The names that King has chosen for his characters, particularly the traditional indigenous names, are very symbolic of the characters themselves and their position in life, especially in regard to their identity as indigenous peoples. Charlie Looking Bear for example is a man who, like his father, is perfectly willing to sell his own cultural identity in order to make profit, even though he discovers how shortsighted this is when he is used by the company behind the dam because of his ethnic identity. As his name suggests, he is a man who is concerned with appearances above all else, and his lack of character is something that gives Alberta real concerns when she considers pursuing a relationship with him.

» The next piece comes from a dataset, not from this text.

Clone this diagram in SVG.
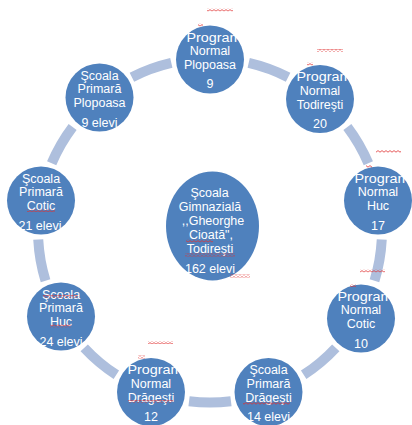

Eli Stand Alone, on the other hand, is a character whose one-man battle against the dam company leaves him literally standing alone, facing a force that has so much more money and resources than he does. Eli's background and his relationship with his cultural identity is explored through his marriage to Karen, and the way that even though his wife was deeply respectful about her husbands roots, he was ashamed of his identity and did what he could to avoid going back to home and seeing his family. Note for example what he thinks as he is about to head back to the Sun Dance:
As Karen worked her way through Toronto traffic, Eli tried to think of what he was going to say to his mother. It had been over twenty years since the last visit. He had no excuses, no good reasons why he had stayed away so long. Even Karen's illness couldn't cover over his absence.
Eli is a man who is deeply divided, clearly ashamed of his cultural heritage, and therefore his act in "standing alone" to oppose the dam that would destroy his family home is symbolically a battle that allows Eli to try and work out who he is and to come to terms with his ethnic identity. It is a battle that he fights by himself, as his name suggests.